# Work Visa



## elizabethpb (Dec 4, 2012)

Hi All - I'm moving to Playa Del Carmen in January, planning on staying on my visitors visa for 6 months and then will decide if I want to pursue temporary residence and get that Visa. My question is - can I work on my visitor visa? From the research I've done online, it appears that I can get a visitante with permission to engage in gainful activity for 2,350 pesos. How do I get that, is that something I apply for when I get to Mexico? 

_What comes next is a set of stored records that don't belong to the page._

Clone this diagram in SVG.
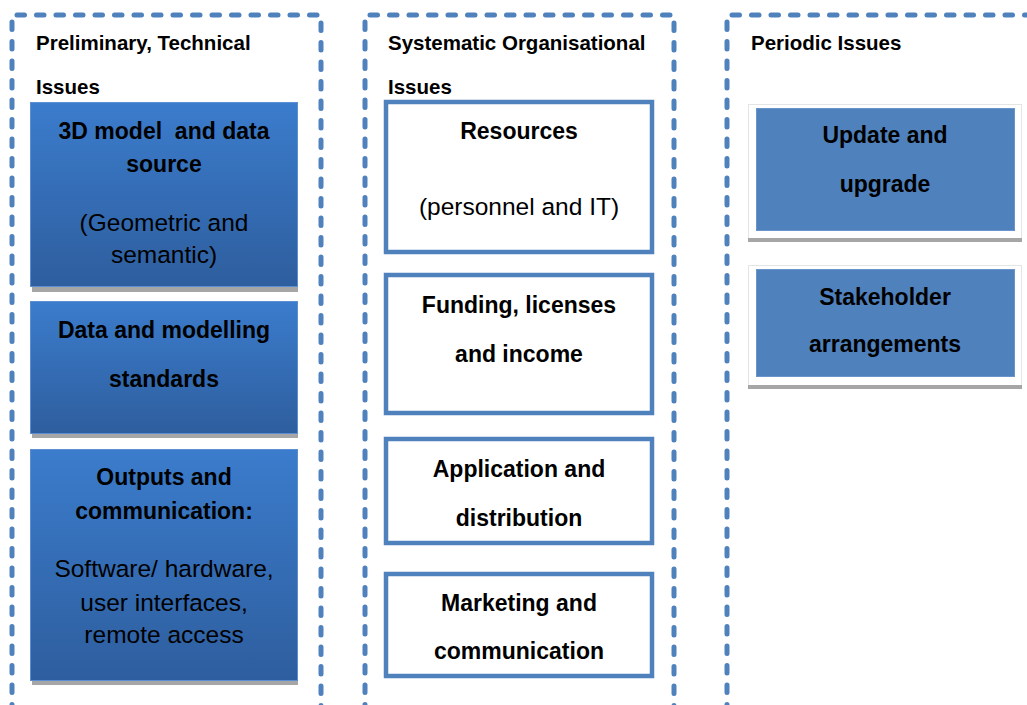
<svg xmlns="http://www.w3.org/2000/svg" width="1027" height="705" viewBox="0 0 1027 705">
<defs>
<linearGradient id="gblue" x1="0" y1="0" x2="0" y2="1">
<stop offset="0" stop-color="#3b7ccc"/>
<stop offset="1" stop-color="#2e5e9e"/>
</linearGradient>
<style>
.dash{fill:none;stroke:#4f81bd;stroke-width:5;stroke-dasharray:7.5 12;stroke-linecap:round}
.hd{font-family:"Liberation Sans",Arial,sans-serif;font-weight:bold;font-size:20.5px;fill:#000}
.t{font-family:"Liberation Sans",Arial,sans-serif;font-weight:bold;font-size:23px;fill:#000;text-anchor:middle;white-space:pre}
.r{font-family:"Liberation Sans",Arial,sans-serif;font-size:24.5px;fill:#000;text-anchor:middle}
.gb{fill:url(#gblue);stroke:#5b8fd2;stroke-width:1}
.sh{fill:#a6a6a6}
.wb{fill:#fff;stroke:#4f81bd;stroke-width:4.5}
.card{fill:#fff;stroke:#e4e4e4;stroke-width:1}
.pb{fill:#4f81bd;stroke:#6a95cc;stroke-width:1}
</style>
</defs>
<rect width="1027" height="705" fill="#fff"/>

<g id="col-technical">
<path class="dash" d="M12,712 L12,15 L321,15 L321,712"/>
<text class="hd" x="36" y="50">Preliminary, Technical</text>
<text class="hd" x="36" y="94">Issues</text>
</g>
<g id="col-organisational">
<path class="dash" d="M365,712 L365,15 L674,15 L674,712"/>
<text class="hd" x="388" y="50">Systematic Organisational</text>
<text class="hd" x="388" y="94">Issues</text>
</g>
<g id="col-periodic">
<path class="dash" d="M727,712 L727,15 L1040,15"/>
<text class="hd" x="751" y="50">Periodic Issues</text>
</g>

<g id="node-3d-model">
<rect class="sh" x="32" y="287" width="266" height="5"/>
<rect class="gb" x="30.5" y="102.5" width="267" height="184"/>
<text class="t" x="164" y="139" xml:space="preserve">3D model  and data</text>
<text class="t" x="164" y="172">source</text>
<text class="r" x="164" y="231">(Geometric and</text>
<text class="r" x="164" y="263">semantic)</text>
</g>
<g id="node-standards">
<rect class="sh" x="32" y="434" width="266" height="4"/>
<rect class="gb" x="30.5" y="301.5" width="267" height="132"/>
<text class="t" x="164" y="338">Data and modelling</text>
<text class="t" x="164" y="387">standards</text>
</g>
<g id="node-outputs">
<rect class="sh" x="32" y="681" width="266" height="4"/>
<rect class="gb" x="30.5" y="449.5" width="267" height="231"/>
<text class="t" x="164" y="485">Outputs and</text>
<text class="t" x="164" y="519">communication:</text>
<text class="r" x="164" y="577">Software/ hardware,</text>
<text class="r" x="164" y="611">user interfaces,</text>
<text class="r" x="164" y="643">remote access</text>
</g>

<g id="node-resources">
<rect class="wb" x="386" y="102" width="266" height="150"/>
<text class="t" x="519" y="139">Resources</text>
<text class="r" x="519" y="215">(personnel and IT)</text>
</g>
<g id="node-funding">
<rect class="wb" x="386" y="275" width="266" height="138"/>
<text class="t" x="519" y="313">Funding, licenses</text>
<text class="t" x="519" y="362">and income</text>
</g>
<g id="node-application">
<rect class="wb" x="386" y="439" width="266" height="104"/>
<text class="t" x="519" y="477">Application and</text>
<text class="t" x="519" y="526">distribution</text>
</g>
<g id="node-marketing">
<rect class="wb" x="386" y="574" width="266" height="102"/>
<text class="t" x="519" y="611">Marketing and</text>
<text class="t" x="519" y="659">communication</text>
</g>

<g id="node-update">
<rect class="card" x="748.5" y="104.5" width="273" height="134"/>
<rect class="sh" x="748" y="238" width="274" height="4"/>
<rect class="pb" x="756.5" y="108.5" width="258" height="122"/>
<text class="t" x="885" y="143">Update and</text>
<text class="t" x="885" y="192">upgrade</text>
</g>
<g id="node-stakeholder">
<rect class="card" x="748.5" y="265.5" width="273" height="120"/>
<rect class="sh" x="748" y="385" width="274" height="4"/>
<rect class="pb" x="756.5" y="269.5" width="258" height="107"/>
<text class="t" x="885" y="305">Stakeholder</text>
<text class="t" x="885" y="352">arrangements</text>
</g>

<g id="connectors"/>
</svg>
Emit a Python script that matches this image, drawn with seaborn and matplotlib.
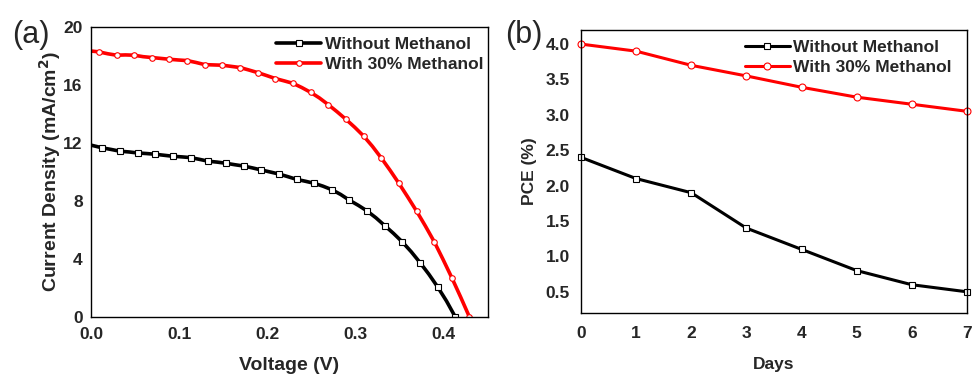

Any help/tips/advice would be much appreciated! 

Gracias!


----------



## Isla Verde (Oct 19, 2011)

elizabethpb said:


> Hi All - I'm moving to Playa Del Carmen in January, planning on staying on my visitors visa for 6 months and then will decide if I want to pursue temporary residence and get that Visa. My question is - can I work on my visitor visa? From the research I've done online, it appears that I can get a visitante with permission to engage in gainful activity for 2,350 pesos. How do I get that, is that something I apply for when I get to Mexico?
> 
> Any help/tips/advice would be much appreciated!
> 
> Gracias!


Before the new rules went into effect on November 9, you could have come to Mexico on a tourist card (FMM) and then applied for a resident working visa once you found a job while you were still in Mexico. Now it appears that you won't be able to do that since new arrivals in Mexico need to apply for a resident visa (now called residente temporal) while still in their home country. I would be happy to be proved wrong, however.


----------



## elizabethpb (Dec 4, 2012)

I was looking at the income requirements for the Residente temporal and I can't meet those, that's the part I was confused about. It's hard to understand and I unfortunately don't have a consulate to visit that is in state.


----------



## RVGRINGO (May 16, 2007)

In that case, you can't plan for more than a 180 day visit. Then, you will have to leave Mexico.
Your only hope would be to find an international company to hire you and transfer you to Mexico; thus, getting their support for a residence permit.


----------



## elizabethpb (Dec 4, 2012)

That was my plan, to leave Mexico after 180 days and then decide from there. Will I be able to work on just my visitor visa though? from what I read, I can, but I'm having trouble understanding it. And I'm wondering if this is something I can just get when I get to Mexico.


----------



## RVGRINGO (May 16, 2007)

No, you cannot work on a visitor permit (FMM). You would first require a 'residente temporal' or 'residente permanente', obtained at a Mexican consulate, nearest your home, in your home country.
You can't just go to Mexico and work.


----------



## elizabethpb (Dec 4, 2012)

Visitante with permission to engage in gainful activity $ 2,350 pesos

I'm not understanding what this is then?


----------



## elizabethpb (Dec 4, 2012)

CHAPTER II
STAY OF ALIENS IN THE TERRITORY
Article 52. Foreigners may stay in the country under the conditions of stay of visitors, temporary resident and permanent resident if they meet the requirements of this Act, its Regulations and other relevant legal provisions, in accordance with the following:

I. VISITOR WITHOUT PERMISSION to engage in gainful activity. Authorized to travel abroad or stay in national territory for a continuous period not exceeding one hundred eighty days as from the date of entry without permission to perform activities subject to remuneration in the country.

II. VISITORS PERMITTED to engage in gainful activity. Authorizes an alien that has a job with an invitation by any authority or institution of academic, artistic, sporting or cultural that has received remuneration in the country, or come to engage in remunerated activity under seasonal interagency agreements concluded with foreign organizations, to stay in national territory for a continuous period not exceeding one hundred eighty days as from the date of entry.


----------



## RVGRINGO (May 16, 2007)

Check with your nearest consulate, but I think you will find that only applies to those who have been 'invited' by virtue of having a job with a foreign company or agency, etc.
Many of the new 'rules' do not seem to jibe with the intent of the new 'law'.


----------



## elizabethpb (Dec 4, 2012)

Gotcha, thanks. I do have a letter of intent to work at a company in Playa from my new employer so I think that will help my cause. It's really confusing though and unfortunately I can't just walk into my local consulate for help - I'll have to spend a few hours in the car to get to one. I've emailed though so hopefully I'll hear back before I leave. 

Thanks again for your response!


----------



## Isla Verde (Oct 19, 2011)

elizabethpb said:


> Gotcha, thanks. I do have a letter of intent to work at a company in Playa from my new employer so I think that will help my cause. It's really confusing though and unfortunately I can't just walk into my local consulate for help - I'll have to spend a few hours in the car to get to one. I've emailed though so hopefully I'll hear back before I leave.
> 
> Thanks again for your response!



Do you have a firm job offer from this company in Playa? Then it seems likely that you'll be able to apply for a _residente temporal_ visa (with permission to work) before coming to Mexico. Hopefully, that's what your local consulate will tell you. It could be a problem if you arrive in Mexico on a tourist card and are told you won´t be able to convert it to a _residente temporal _card in Mexico but will need to return to the States to apply for one. Please keep us posted.


----------